In der Beratung merkt man, dass es teilweise Nähe- und Distanzprobleme gibt. Ich hatte deshalb schon intensive Gespräche mit Vermietern. Ein Teil hatte schon gehofft, dass die Flüchtlinge sich mit an den Kaffeetisch setzen.

Warum sind ukrainische Flüchtlinge teilweise anders als erwartet?

Die meisten der Flüchtlinge sind ukrainische Frauen – oft mit Kindern. Sie denken, der Krieg könnte bald vorbei sein. Einige ziehen sich zurück und telefonieren die ganze Zeit mit der Heimat. Andere hatten in der Ukraine eine eigene Wohnung und waren das eigenständige Leben gewohnt. Die Gedanken sind in der Ukraine – bei den Familien, Männer, Grundstück. Die geflüchteten Frauen sind geistig und psychisch noch nicht hier. Die Kinder haben keine Aufgaben, werden lauter. Haben viel Angst, sind unsicher. Erleben eine Mutter, die zwischen allen Welten ist.

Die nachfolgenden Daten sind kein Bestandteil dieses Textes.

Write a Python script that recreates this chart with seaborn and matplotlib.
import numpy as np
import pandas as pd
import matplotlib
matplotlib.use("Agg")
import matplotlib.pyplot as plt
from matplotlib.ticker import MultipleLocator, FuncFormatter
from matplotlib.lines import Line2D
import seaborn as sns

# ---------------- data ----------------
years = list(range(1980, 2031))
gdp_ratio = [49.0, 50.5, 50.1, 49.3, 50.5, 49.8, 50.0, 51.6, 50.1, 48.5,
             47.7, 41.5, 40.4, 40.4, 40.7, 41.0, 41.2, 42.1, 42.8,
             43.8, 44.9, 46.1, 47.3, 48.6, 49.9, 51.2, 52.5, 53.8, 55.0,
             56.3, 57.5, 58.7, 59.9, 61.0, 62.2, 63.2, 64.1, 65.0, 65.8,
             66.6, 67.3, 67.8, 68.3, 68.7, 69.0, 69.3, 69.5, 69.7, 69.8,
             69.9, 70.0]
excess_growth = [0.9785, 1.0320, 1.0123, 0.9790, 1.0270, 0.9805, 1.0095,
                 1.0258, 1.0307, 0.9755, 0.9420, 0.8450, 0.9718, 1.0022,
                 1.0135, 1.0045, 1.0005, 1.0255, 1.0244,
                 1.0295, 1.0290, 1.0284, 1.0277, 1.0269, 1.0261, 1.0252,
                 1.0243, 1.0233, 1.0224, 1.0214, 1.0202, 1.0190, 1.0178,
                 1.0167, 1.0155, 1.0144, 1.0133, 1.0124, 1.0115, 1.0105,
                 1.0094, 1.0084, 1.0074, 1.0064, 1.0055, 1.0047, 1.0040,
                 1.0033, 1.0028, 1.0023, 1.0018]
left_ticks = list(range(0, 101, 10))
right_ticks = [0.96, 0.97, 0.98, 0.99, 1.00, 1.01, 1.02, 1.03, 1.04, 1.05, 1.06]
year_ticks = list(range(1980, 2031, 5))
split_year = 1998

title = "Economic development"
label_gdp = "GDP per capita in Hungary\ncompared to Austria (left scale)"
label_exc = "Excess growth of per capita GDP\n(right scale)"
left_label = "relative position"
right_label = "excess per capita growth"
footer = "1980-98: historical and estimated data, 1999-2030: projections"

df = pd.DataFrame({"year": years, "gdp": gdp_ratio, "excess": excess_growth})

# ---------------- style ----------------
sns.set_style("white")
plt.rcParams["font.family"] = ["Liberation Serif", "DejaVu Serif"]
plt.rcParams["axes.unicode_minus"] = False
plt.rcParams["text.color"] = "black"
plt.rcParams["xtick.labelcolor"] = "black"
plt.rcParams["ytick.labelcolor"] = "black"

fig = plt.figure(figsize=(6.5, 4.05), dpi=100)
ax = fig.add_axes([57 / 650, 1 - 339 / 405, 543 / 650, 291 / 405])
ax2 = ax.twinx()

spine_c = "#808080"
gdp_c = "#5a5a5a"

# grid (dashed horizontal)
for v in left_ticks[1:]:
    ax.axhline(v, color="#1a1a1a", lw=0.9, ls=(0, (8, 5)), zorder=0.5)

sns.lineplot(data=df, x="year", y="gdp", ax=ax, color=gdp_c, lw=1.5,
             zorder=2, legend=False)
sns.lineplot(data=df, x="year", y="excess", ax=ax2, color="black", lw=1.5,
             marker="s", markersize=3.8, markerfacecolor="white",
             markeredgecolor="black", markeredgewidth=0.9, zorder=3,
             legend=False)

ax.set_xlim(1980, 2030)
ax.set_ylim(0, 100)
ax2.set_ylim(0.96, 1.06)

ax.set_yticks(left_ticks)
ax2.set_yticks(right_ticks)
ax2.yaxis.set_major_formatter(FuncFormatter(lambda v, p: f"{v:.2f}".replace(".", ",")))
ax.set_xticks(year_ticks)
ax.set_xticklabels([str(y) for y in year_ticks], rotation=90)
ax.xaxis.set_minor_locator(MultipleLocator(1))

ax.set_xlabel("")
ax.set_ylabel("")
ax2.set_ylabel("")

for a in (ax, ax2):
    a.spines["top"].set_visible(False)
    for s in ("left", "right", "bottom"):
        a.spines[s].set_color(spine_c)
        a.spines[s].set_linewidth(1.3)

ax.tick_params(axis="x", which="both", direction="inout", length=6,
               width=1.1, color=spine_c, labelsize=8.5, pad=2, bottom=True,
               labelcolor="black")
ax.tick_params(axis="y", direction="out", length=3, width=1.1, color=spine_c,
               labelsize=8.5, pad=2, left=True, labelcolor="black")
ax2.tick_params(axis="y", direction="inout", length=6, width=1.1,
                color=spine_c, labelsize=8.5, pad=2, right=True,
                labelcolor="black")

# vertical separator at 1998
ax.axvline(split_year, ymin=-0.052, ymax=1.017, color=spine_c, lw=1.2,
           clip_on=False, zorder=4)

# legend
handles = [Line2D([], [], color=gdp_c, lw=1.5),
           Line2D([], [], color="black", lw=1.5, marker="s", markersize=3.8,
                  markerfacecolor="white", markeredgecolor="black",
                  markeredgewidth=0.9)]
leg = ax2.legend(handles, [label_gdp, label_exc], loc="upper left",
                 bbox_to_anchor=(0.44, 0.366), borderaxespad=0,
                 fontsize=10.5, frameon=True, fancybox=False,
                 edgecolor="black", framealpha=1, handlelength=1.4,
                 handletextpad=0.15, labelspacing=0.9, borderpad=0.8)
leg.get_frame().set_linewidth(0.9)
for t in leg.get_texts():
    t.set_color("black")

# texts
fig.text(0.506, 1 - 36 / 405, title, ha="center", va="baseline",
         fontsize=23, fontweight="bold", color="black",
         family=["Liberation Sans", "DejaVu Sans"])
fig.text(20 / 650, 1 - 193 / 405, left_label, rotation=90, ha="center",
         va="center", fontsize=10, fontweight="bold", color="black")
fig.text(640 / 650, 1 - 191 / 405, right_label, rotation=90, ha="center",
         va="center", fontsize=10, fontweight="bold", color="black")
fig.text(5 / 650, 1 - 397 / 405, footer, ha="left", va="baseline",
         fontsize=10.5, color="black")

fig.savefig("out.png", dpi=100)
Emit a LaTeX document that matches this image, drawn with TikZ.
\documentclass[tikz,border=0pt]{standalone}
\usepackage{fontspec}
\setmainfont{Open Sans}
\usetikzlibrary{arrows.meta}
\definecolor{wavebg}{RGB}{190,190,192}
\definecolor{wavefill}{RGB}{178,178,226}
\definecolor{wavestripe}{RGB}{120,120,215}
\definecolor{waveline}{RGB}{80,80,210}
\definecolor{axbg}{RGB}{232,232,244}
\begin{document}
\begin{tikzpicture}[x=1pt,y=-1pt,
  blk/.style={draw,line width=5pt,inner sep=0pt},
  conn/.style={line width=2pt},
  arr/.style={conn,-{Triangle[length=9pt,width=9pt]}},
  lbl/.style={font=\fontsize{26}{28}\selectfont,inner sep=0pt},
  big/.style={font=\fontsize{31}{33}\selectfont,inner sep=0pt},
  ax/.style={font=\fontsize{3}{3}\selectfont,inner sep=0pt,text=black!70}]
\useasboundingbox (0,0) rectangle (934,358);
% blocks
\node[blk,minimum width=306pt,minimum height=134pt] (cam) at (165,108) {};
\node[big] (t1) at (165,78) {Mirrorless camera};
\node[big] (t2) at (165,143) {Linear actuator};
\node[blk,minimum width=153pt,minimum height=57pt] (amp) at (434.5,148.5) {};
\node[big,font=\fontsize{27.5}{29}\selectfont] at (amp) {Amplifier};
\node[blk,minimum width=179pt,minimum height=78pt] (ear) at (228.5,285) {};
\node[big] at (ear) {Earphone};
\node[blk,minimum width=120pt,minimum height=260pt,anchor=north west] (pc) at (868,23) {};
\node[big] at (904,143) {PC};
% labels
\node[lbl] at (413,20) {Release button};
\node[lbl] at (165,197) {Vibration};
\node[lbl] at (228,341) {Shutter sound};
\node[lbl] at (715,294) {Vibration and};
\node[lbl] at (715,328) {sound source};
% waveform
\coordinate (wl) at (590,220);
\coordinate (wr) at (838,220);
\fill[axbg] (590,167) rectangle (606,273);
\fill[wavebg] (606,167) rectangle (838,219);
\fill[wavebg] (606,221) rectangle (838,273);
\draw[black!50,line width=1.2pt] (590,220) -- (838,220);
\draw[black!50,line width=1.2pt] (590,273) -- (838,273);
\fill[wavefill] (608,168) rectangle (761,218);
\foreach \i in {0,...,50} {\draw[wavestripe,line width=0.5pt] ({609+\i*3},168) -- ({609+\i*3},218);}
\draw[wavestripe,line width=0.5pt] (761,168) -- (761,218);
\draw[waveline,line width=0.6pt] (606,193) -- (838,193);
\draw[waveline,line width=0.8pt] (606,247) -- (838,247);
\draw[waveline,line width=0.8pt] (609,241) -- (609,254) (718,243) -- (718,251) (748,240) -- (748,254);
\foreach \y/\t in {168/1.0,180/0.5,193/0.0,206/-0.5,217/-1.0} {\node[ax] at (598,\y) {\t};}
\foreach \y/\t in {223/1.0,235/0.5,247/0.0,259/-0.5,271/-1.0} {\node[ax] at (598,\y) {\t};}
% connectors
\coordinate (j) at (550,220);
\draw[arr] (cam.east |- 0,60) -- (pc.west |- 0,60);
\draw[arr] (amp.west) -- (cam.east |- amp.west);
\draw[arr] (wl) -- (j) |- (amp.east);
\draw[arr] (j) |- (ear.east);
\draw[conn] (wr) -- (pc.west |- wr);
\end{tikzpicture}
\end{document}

Testen die Grenzen aus. Was einigen Vermietern nicht bewusst ist: Es gibt derzeit keine Schulpflicht für ukrainische Kinder in Deutschland. Die haben Online-Fernunterricht. Deshalb sollten alle versuchen, die Kinder dazu zu animieren, doch in die deutsche Schule zu gehen. Auch Vereine können den ukrainischen Kindern Aufgaben geben.

Der Krieg dauert immer länger. Ändert sich das?

Ja. Inzwischen kommen bei einigen Flüchtlingen die Nachrichten an, dass ihre Männer gefallen sind. Es wird immer klarer, dass der Krieg keine kurze Episode bleiben wird. Umso schöner ist es, dass die orthodoxe Kirche jetzt angeboten hat, die Ukrainer in unserem Trauertreff zu unterstützen. Damit die Menschen in der ersten Not in ihrer verwurzelten Religion Seelsorge bekommen.

Welche Konsequenzen ergeben sich für die Ehrenamtsarbeit?

In den Tafeln herrscht ein Riesen-Andrang. Gleichzeitig gibt es nicht mehr so viele Lebensmittel, weil die Supermärkte angesichts der aktuellen wirtschaftlichen Lage weniger einkaufen und weniger aussortieren. Dazu fehlen Mitarbeiter – wir suchen aktuell Fahrer in Sulz!

Seit Jahren kämpfen Sie für den sicheren Hafen…

Auch die Landkreise und Kommunen beweisen derzeit, dass die Aufnahme von Flüchtlingen schnell und kompetent funktioniert. Warum soll das nur für Ukrainer gehen, und nicht für alle Flüchtlinge?